(Data shown):
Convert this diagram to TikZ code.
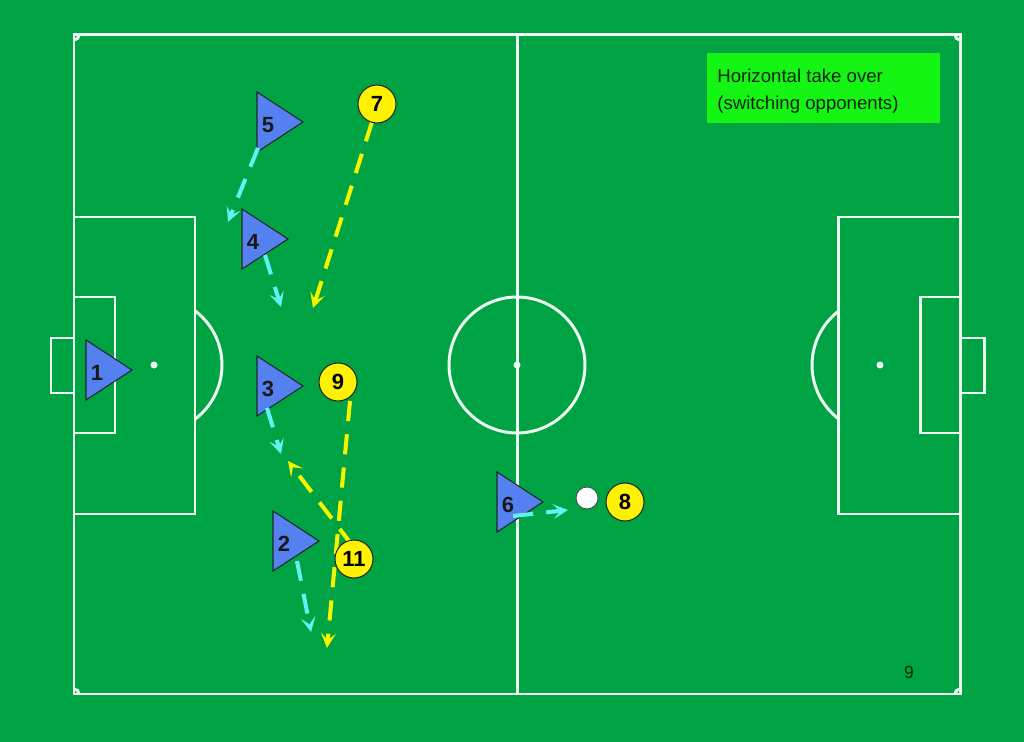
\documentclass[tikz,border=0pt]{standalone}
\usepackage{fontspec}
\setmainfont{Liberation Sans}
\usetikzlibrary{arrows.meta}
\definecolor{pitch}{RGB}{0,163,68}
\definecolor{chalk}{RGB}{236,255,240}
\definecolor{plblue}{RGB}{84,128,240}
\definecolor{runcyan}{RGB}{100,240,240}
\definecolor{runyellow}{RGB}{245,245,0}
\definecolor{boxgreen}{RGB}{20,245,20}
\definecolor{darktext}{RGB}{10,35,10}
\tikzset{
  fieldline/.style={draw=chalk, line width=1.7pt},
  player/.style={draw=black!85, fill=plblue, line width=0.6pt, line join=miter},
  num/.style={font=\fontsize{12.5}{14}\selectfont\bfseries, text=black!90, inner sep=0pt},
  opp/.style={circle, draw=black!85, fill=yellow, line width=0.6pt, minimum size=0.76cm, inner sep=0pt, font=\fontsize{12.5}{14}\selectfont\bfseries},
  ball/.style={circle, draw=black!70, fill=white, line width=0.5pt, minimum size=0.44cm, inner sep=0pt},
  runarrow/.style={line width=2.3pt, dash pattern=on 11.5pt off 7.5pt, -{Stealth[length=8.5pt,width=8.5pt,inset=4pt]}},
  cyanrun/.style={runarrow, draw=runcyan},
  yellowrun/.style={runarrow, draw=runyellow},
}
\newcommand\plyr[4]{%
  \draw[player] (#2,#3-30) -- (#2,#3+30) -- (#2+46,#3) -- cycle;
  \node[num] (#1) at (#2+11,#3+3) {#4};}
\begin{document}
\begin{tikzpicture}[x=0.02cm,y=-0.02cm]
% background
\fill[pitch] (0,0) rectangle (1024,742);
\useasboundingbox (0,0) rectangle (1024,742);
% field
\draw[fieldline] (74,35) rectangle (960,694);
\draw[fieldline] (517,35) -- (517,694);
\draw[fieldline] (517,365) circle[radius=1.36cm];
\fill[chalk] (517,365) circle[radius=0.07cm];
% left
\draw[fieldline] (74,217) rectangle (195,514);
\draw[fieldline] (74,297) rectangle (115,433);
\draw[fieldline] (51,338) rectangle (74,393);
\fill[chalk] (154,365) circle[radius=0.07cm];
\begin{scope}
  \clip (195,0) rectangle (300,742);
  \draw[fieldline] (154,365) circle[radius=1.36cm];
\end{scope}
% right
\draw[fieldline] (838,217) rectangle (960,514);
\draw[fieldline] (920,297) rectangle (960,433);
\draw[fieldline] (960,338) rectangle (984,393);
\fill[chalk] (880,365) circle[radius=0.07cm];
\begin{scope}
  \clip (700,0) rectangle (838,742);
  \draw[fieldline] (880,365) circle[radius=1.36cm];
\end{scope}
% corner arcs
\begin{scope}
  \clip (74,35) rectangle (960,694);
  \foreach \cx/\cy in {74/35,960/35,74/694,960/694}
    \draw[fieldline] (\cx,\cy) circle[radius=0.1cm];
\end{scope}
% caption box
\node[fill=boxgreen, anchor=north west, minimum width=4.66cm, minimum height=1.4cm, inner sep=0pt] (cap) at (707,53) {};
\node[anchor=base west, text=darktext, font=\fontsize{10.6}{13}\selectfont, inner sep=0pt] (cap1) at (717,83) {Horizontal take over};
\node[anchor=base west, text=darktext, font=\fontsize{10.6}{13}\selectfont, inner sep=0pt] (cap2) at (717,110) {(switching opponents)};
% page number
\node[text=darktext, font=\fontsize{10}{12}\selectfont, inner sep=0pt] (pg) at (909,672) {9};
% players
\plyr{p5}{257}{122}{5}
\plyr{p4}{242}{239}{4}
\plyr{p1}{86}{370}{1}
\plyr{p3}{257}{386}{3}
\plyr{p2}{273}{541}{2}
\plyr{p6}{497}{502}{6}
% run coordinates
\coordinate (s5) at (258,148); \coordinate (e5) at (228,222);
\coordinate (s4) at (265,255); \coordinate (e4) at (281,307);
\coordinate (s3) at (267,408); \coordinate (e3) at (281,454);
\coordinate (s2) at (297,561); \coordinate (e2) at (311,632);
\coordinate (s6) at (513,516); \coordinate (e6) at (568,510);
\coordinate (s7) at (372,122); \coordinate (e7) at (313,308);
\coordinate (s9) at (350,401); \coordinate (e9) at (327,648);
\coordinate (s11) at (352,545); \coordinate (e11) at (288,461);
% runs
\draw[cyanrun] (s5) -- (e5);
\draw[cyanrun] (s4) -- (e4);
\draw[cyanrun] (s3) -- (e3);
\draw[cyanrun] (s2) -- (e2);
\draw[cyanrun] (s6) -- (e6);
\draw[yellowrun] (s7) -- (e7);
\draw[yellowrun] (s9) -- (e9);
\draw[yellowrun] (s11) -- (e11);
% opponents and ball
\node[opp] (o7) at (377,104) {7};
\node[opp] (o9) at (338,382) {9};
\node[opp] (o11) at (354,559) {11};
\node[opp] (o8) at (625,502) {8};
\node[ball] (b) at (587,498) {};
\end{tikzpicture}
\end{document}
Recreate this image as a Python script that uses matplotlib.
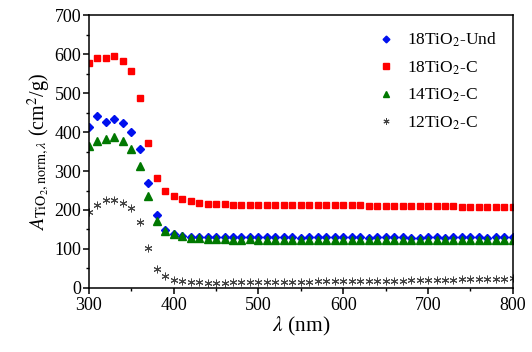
--
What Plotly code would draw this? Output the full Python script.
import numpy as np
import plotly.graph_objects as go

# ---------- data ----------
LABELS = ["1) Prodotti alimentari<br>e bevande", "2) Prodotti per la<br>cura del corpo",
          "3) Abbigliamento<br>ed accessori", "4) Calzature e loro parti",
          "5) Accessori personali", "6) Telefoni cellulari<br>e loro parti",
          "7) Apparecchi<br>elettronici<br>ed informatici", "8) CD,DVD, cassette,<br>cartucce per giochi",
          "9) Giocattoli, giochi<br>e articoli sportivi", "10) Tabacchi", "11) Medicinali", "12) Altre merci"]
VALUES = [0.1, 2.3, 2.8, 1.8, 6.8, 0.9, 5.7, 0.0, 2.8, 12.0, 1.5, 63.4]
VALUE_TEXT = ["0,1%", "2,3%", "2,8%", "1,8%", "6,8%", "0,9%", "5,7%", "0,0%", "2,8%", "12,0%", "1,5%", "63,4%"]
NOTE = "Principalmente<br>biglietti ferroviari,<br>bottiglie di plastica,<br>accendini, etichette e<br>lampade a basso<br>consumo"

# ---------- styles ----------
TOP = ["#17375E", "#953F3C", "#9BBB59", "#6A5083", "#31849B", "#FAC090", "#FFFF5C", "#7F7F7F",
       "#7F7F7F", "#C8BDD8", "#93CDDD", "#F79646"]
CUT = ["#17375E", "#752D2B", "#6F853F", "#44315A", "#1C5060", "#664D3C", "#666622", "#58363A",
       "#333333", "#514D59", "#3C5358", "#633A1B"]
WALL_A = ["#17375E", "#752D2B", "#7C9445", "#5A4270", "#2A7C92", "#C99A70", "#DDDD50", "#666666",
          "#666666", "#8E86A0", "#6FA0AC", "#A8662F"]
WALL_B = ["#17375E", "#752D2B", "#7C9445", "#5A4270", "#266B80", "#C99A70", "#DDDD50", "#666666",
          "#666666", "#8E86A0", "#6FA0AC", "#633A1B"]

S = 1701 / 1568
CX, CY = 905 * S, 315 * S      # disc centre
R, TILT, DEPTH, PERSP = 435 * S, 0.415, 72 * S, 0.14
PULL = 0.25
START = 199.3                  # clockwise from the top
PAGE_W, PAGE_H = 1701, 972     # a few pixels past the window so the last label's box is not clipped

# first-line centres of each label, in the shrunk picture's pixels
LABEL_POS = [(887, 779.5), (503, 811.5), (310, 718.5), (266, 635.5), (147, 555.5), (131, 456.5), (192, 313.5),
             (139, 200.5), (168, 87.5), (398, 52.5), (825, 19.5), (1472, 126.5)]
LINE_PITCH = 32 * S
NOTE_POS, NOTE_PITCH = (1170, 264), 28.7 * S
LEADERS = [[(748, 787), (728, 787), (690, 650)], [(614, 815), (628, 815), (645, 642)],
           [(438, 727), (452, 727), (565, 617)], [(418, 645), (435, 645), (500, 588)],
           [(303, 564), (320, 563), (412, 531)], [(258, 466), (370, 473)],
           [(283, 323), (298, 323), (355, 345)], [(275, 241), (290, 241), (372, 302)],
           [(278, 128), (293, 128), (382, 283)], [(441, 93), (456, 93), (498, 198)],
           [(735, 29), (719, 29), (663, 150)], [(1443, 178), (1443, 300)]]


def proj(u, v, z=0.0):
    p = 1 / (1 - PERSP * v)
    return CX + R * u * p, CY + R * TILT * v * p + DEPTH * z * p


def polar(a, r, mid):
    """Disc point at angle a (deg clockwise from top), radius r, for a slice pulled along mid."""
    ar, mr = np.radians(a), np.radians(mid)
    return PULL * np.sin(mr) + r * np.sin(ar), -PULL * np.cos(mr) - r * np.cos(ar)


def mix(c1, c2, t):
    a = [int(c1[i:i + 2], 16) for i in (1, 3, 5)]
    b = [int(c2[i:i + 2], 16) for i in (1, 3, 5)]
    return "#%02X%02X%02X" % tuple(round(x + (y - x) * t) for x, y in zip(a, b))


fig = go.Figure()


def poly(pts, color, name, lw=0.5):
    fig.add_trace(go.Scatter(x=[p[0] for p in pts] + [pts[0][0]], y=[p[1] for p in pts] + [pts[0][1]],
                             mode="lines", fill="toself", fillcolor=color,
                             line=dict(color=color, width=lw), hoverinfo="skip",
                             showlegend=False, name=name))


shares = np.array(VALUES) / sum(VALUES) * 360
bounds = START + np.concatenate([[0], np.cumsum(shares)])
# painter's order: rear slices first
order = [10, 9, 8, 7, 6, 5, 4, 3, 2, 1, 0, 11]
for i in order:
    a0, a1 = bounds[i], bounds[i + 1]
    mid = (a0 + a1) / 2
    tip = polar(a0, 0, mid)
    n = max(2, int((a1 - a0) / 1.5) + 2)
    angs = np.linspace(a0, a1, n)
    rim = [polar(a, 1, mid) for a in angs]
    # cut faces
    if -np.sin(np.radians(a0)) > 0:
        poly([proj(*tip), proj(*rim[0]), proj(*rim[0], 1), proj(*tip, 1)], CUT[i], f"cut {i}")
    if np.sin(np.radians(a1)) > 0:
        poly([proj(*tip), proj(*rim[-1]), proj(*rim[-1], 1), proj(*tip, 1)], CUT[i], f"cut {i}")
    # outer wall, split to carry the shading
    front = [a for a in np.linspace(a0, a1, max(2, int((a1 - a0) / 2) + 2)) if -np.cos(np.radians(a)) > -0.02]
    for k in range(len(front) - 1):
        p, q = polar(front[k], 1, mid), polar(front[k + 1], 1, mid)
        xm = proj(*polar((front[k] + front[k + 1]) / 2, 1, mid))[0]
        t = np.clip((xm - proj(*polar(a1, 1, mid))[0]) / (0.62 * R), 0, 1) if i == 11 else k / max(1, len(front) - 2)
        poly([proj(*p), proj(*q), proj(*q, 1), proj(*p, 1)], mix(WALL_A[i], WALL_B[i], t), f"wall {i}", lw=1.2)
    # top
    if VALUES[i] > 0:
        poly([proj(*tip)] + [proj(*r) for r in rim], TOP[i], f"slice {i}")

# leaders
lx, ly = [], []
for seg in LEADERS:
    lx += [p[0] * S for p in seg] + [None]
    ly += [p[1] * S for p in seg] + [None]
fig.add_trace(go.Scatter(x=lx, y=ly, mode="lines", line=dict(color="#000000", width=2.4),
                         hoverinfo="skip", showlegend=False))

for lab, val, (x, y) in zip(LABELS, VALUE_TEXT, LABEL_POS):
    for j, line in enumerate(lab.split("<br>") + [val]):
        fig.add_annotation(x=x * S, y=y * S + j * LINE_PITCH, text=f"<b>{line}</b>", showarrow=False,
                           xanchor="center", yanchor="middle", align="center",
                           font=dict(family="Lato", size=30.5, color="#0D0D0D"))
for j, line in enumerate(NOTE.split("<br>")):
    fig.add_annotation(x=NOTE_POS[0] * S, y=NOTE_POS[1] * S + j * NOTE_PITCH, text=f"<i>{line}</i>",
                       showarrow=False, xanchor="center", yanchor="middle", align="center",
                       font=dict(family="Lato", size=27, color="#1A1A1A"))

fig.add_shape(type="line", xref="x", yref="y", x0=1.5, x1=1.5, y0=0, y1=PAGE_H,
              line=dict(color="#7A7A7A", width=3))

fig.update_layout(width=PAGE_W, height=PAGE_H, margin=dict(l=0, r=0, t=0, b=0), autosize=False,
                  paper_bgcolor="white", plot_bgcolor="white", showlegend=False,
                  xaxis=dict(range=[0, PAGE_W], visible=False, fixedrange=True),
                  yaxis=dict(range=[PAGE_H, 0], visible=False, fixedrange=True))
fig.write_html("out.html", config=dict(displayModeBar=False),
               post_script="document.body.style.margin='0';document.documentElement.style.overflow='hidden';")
* * *
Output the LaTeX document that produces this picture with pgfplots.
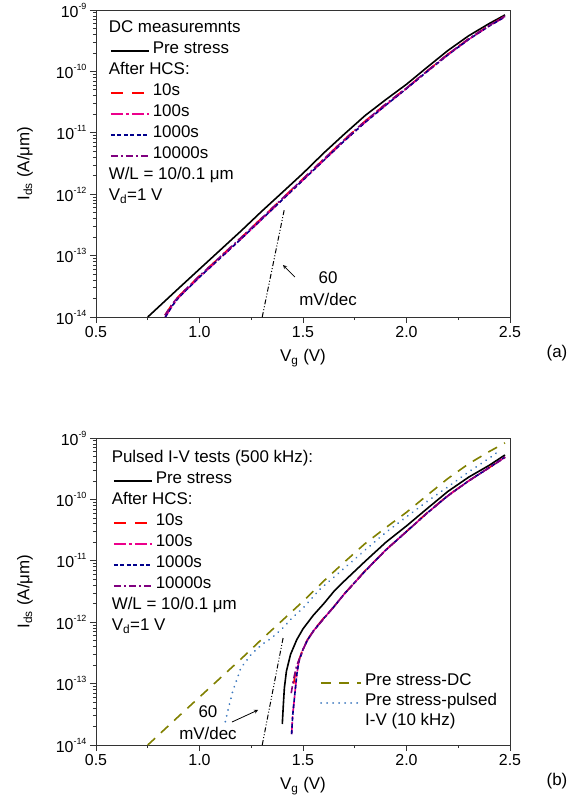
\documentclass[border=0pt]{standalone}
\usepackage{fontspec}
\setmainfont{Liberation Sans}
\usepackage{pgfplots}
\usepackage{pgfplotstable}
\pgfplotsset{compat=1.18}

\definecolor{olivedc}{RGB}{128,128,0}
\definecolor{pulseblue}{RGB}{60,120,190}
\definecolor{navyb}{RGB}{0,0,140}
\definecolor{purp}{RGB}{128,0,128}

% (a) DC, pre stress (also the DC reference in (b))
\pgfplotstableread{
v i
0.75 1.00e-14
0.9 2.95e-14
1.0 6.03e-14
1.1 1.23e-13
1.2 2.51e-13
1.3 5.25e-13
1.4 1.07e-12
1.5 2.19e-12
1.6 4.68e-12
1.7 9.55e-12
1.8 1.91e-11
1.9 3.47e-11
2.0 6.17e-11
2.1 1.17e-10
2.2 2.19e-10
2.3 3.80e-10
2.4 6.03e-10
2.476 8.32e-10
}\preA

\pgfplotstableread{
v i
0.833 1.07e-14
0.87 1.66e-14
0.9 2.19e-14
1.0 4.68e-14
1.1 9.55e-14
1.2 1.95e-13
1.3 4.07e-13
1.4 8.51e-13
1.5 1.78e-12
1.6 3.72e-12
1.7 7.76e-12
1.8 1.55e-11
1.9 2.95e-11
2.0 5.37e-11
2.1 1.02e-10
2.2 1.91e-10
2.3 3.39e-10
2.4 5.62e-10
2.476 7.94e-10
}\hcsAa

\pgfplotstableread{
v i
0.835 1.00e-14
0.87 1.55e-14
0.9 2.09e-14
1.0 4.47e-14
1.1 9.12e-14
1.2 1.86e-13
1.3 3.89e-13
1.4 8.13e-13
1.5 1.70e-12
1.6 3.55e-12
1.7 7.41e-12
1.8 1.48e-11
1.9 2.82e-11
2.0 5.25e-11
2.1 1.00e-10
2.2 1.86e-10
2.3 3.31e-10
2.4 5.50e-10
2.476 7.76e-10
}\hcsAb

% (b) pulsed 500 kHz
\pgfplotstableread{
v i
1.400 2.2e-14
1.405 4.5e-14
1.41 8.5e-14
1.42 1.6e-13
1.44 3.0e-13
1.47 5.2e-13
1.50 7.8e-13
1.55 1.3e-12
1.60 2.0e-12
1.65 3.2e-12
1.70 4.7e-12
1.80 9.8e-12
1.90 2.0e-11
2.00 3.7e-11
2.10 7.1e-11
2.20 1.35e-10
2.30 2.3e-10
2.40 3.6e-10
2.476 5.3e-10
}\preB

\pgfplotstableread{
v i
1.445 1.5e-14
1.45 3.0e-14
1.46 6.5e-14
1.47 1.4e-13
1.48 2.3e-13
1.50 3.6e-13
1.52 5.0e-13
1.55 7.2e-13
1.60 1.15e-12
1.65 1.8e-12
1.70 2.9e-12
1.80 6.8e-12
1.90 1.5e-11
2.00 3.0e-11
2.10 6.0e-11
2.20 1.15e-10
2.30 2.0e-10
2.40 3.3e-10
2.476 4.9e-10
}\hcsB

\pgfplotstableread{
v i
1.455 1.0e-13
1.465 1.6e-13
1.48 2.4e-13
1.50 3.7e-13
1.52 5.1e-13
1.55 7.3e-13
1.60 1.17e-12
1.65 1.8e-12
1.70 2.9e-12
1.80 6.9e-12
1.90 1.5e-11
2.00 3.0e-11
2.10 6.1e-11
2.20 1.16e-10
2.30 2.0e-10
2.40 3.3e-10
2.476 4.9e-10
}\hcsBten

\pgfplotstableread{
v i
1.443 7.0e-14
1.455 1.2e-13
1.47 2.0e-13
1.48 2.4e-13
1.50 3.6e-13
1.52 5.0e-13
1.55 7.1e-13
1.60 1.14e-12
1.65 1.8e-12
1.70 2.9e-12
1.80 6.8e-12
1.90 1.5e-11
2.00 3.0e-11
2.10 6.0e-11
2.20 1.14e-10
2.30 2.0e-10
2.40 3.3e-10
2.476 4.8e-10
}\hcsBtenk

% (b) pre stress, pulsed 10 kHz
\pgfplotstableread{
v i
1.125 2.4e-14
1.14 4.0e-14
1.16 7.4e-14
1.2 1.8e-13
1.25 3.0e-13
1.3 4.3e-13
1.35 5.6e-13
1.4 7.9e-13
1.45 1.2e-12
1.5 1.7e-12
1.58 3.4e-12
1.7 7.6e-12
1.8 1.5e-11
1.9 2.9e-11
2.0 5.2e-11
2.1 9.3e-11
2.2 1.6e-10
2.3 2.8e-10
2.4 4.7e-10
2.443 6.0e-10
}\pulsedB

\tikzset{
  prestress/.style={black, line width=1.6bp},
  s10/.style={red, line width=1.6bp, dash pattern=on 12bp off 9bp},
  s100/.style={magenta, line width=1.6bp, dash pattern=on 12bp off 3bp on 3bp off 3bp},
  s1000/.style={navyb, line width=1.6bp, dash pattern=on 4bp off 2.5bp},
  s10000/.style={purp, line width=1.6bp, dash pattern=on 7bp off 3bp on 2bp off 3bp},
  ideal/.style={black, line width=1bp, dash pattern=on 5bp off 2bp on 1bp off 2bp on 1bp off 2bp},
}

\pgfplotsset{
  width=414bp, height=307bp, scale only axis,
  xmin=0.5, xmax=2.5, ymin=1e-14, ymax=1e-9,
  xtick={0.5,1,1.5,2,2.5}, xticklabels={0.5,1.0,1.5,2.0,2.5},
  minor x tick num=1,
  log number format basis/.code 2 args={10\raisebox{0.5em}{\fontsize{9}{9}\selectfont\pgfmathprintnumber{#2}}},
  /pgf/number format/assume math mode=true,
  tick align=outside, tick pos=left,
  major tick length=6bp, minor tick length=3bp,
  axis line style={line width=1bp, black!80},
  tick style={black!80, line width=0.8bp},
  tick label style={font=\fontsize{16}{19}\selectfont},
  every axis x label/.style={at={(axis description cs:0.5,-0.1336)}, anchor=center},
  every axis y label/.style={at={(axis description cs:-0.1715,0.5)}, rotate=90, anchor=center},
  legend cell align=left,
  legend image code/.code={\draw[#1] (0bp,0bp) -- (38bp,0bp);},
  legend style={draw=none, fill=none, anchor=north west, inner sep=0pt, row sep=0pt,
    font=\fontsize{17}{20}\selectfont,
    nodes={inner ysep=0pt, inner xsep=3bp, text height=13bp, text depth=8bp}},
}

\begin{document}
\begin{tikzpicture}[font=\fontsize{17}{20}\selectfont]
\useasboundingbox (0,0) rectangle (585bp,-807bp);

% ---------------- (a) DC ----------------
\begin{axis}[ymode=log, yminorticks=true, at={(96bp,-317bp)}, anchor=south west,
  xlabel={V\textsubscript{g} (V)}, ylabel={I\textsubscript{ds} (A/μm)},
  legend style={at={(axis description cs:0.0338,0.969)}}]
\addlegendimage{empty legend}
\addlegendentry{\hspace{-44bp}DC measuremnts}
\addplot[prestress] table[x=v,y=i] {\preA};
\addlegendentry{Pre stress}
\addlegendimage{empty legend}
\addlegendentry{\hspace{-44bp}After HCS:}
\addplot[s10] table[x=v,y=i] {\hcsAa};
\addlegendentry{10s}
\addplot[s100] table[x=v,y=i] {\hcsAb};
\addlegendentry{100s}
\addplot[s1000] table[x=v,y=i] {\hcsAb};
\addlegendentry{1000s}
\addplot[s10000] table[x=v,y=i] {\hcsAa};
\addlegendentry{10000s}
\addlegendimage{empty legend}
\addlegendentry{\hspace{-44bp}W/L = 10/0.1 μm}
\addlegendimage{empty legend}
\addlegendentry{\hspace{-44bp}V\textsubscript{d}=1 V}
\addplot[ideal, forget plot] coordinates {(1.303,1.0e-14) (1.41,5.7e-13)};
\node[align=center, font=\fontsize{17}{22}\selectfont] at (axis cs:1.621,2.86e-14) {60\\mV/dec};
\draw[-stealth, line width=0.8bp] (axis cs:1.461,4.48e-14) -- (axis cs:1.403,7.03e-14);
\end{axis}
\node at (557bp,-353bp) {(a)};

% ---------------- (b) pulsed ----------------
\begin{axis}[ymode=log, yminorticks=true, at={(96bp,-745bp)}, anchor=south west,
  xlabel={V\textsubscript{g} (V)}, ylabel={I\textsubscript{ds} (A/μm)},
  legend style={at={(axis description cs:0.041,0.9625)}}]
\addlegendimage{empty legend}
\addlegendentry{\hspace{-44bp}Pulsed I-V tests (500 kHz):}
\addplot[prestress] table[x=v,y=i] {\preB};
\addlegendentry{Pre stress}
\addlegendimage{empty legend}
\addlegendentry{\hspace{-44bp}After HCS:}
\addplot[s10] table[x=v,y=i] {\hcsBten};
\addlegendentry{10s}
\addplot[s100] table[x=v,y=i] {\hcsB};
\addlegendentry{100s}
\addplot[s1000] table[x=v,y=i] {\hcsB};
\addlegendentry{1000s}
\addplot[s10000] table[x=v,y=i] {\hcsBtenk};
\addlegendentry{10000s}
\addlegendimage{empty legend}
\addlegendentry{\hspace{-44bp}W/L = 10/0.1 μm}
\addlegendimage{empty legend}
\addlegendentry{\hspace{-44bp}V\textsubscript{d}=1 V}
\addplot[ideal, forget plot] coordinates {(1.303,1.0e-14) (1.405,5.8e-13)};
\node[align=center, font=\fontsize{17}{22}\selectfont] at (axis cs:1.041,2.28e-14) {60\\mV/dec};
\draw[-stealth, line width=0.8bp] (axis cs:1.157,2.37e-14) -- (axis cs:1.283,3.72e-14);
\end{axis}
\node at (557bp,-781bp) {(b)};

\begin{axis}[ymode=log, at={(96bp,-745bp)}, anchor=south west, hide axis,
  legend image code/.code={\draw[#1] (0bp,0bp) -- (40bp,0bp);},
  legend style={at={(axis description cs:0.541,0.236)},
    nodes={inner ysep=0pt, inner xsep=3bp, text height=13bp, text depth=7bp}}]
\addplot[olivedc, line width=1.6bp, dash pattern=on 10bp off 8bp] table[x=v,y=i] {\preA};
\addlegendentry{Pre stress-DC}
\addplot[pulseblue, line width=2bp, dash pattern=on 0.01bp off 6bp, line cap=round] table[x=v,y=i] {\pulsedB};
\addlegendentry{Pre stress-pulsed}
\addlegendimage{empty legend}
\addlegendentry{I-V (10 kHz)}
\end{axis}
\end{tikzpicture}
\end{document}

(Short task):
The lines to return run from the one containing "What Plotly code" down to the one containing "import plotly.graph_objects as go"; give them exactly, both included, and no others.

(Answer):
What Plotly code would draw this? Output the full Python script.
import numpy as np
import plotly.graph_objects as go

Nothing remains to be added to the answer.